Stated problem:
Repeat exactly what appears from the opening line of the listing to the line with "edgecolor='black', linewidth=2.5, zorder=3)", inclusive.

---

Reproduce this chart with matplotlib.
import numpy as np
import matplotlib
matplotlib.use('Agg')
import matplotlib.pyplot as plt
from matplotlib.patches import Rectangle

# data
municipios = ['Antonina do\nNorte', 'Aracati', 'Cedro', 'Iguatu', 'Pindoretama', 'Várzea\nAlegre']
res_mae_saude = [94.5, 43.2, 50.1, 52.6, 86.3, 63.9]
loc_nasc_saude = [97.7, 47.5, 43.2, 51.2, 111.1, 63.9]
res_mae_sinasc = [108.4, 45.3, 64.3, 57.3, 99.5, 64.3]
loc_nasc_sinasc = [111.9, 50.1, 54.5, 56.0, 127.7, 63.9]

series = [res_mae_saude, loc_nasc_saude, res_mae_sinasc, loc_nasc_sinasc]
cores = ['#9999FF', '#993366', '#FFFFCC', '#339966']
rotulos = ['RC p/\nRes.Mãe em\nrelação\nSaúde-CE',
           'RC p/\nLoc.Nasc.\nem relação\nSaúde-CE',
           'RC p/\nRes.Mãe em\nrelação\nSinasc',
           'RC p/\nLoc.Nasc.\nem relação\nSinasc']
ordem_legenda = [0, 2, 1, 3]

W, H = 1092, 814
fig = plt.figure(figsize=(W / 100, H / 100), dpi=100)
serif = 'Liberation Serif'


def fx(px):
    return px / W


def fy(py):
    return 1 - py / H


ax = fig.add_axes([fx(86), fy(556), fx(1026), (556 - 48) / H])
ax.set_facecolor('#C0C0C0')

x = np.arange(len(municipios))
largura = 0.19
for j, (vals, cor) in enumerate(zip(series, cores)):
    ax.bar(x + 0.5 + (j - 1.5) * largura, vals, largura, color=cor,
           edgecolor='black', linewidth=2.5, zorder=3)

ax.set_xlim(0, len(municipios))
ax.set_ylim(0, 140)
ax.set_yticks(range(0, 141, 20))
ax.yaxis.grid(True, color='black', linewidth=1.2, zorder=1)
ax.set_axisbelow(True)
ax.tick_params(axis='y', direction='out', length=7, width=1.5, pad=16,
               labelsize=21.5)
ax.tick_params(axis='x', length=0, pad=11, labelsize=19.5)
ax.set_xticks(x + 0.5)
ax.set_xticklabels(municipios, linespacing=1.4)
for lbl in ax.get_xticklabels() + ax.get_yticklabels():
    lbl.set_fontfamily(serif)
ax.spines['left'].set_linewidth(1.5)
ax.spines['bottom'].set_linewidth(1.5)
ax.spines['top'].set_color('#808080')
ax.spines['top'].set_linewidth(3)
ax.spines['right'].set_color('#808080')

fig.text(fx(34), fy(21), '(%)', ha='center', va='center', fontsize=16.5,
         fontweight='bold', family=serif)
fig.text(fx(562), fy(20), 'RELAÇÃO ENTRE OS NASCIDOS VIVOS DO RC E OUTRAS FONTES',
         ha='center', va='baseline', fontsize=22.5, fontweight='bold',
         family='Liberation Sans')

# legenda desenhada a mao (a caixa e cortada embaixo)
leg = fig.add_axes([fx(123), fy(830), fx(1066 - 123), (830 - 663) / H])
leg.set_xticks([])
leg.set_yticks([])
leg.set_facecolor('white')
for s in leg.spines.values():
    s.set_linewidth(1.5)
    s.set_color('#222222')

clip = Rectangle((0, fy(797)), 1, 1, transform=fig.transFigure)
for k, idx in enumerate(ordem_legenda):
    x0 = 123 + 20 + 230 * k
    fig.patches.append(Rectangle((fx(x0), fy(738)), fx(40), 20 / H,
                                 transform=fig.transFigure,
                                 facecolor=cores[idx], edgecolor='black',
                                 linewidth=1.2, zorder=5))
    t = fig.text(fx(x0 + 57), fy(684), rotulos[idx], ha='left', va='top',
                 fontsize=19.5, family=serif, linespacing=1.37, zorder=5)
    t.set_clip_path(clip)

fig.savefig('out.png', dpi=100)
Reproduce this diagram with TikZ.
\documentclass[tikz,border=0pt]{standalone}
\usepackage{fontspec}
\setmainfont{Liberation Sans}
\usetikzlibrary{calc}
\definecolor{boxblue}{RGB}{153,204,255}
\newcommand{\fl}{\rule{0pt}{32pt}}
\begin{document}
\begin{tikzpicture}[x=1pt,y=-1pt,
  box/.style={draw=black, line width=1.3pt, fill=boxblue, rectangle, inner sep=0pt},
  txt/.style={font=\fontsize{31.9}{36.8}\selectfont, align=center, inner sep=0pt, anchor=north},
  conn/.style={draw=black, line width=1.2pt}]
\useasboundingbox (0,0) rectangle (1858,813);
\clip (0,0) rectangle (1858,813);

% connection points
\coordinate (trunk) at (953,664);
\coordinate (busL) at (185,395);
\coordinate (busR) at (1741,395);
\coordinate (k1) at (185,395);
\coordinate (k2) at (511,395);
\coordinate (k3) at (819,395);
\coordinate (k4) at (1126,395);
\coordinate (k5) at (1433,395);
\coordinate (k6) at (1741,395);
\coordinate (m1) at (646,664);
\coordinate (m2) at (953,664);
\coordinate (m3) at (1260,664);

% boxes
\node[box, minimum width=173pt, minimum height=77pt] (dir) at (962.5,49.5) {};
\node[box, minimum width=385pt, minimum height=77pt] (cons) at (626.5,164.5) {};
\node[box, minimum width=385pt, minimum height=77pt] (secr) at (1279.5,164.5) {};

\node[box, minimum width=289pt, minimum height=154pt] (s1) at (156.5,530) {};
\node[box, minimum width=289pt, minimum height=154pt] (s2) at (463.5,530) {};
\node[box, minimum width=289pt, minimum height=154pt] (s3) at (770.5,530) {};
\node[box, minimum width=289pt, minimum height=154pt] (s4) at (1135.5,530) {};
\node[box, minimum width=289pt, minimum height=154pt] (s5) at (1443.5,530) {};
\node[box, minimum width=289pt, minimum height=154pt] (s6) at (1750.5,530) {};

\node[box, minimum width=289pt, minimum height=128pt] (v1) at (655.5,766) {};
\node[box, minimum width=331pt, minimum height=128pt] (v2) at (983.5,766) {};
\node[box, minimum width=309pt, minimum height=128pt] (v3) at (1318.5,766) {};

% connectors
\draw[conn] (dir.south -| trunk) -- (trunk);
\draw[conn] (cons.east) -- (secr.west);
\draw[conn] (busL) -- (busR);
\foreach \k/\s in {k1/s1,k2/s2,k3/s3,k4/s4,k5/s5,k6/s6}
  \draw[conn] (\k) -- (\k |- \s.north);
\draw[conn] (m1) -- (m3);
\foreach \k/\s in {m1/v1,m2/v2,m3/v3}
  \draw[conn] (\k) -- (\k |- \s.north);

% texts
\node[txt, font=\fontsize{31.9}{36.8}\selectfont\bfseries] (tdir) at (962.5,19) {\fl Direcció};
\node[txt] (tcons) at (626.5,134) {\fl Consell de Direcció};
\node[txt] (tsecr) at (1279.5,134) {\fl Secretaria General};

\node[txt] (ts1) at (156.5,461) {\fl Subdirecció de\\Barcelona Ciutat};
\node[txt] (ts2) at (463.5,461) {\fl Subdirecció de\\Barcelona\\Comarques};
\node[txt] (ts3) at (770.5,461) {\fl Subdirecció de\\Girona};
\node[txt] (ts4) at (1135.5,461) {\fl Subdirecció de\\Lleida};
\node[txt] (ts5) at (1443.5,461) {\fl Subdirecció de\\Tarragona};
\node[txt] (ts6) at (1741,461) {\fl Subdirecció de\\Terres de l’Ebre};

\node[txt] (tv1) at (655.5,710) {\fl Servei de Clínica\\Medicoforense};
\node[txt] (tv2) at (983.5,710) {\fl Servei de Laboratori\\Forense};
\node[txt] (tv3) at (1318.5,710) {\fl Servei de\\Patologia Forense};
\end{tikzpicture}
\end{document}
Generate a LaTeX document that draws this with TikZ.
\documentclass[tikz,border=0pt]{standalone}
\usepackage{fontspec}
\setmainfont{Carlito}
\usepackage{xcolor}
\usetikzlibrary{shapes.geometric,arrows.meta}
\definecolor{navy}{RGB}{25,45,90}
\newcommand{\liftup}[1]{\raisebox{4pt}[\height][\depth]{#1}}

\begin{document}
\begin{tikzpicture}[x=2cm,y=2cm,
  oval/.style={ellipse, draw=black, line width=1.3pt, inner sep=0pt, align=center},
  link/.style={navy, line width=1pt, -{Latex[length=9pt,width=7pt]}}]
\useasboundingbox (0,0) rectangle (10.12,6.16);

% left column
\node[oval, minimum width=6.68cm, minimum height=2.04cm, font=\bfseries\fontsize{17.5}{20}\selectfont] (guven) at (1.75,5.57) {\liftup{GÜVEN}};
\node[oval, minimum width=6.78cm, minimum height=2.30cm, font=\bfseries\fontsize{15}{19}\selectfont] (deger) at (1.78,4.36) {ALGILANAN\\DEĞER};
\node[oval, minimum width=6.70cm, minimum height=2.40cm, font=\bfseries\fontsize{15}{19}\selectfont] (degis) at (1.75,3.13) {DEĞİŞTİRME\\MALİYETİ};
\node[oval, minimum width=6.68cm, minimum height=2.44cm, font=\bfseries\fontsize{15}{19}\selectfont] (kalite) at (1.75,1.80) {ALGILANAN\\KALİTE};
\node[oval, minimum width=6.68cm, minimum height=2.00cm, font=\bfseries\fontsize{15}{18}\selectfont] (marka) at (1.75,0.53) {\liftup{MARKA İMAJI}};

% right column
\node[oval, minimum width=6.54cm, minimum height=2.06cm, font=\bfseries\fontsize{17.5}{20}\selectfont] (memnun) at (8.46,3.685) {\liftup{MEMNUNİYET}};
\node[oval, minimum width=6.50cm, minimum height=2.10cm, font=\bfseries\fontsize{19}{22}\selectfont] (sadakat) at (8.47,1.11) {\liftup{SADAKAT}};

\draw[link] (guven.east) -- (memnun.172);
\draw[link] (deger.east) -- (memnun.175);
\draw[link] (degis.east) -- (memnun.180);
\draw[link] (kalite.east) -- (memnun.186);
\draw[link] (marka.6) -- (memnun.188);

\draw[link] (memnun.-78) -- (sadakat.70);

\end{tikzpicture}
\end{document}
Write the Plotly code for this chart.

---

Result:
Reproduce this chart with matplotlib.
import numpy as np
import matplotlib
matplotlib.use('Agg')
import matplotlib.pyplot as plt
from matplotlib.patches import Rectangle

# data
municipios = ['Antonina do\nNorte', 'Aracati', 'Cedro', 'Iguatu', 'Pindoretama', 'Várzea\nAlegre']
res_mae_saude = [94.5, 43.2, 50.1, 52.6, 86.3, 63.9]
loc_nasc_saude = [97.7, 47.5, 43.2, 51.2, 111.1, 63.9]
res_mae_sinasc = [108.4, 45.3, 64.3, 57.3, 99.5, 64.3]
loc_nasc_sinasc = [111.9, 50.1, 54.5, 56.0, 127.7, 63.9]

series = [res_mae_saude, loc_nasc_saude, res_mae_sinasc, loc_nasc_sinasc]
cores = ['#9999FF', '#993366', '#FFFFCC', '#339966']
rotulos = ['RC p/\nRes.Mãe em\nrelação\nSaúde-CE',
           'RC p/\nLoc.Nasc.\nem relação\nSaúde-CE',
           'RC p/\nRes.Mãe em\nrelação\nSinasc',
           'RC p/\nLoc.Nasc.\nem relação\nSinasc']
ordem_legenda = [0, 2, 1, 3]

W, H = 1092, 814
fig = plt.figure(figsize=(W / 100, H / 100), dpi=100)
serif = 'Liberation Serif'


def fx(px):
    return px / W


def fy(py):
    return 1 - py / H


ax = fig.add_axes([fx(86), fy(556), fx(1026), (556 - 48) / H])
ax.set_facecolor('#C0C0C0')

x = np.arange(len(municipios))
largura = 0.19
for j, (vals, cor) in enumerate(zip(series, cores)):
    ax.bar(x + 0.5 + (j - 1.5) * largura, vals, largura, color=cor,
           edgecolor='black', linewidth=2.5, zorder=3)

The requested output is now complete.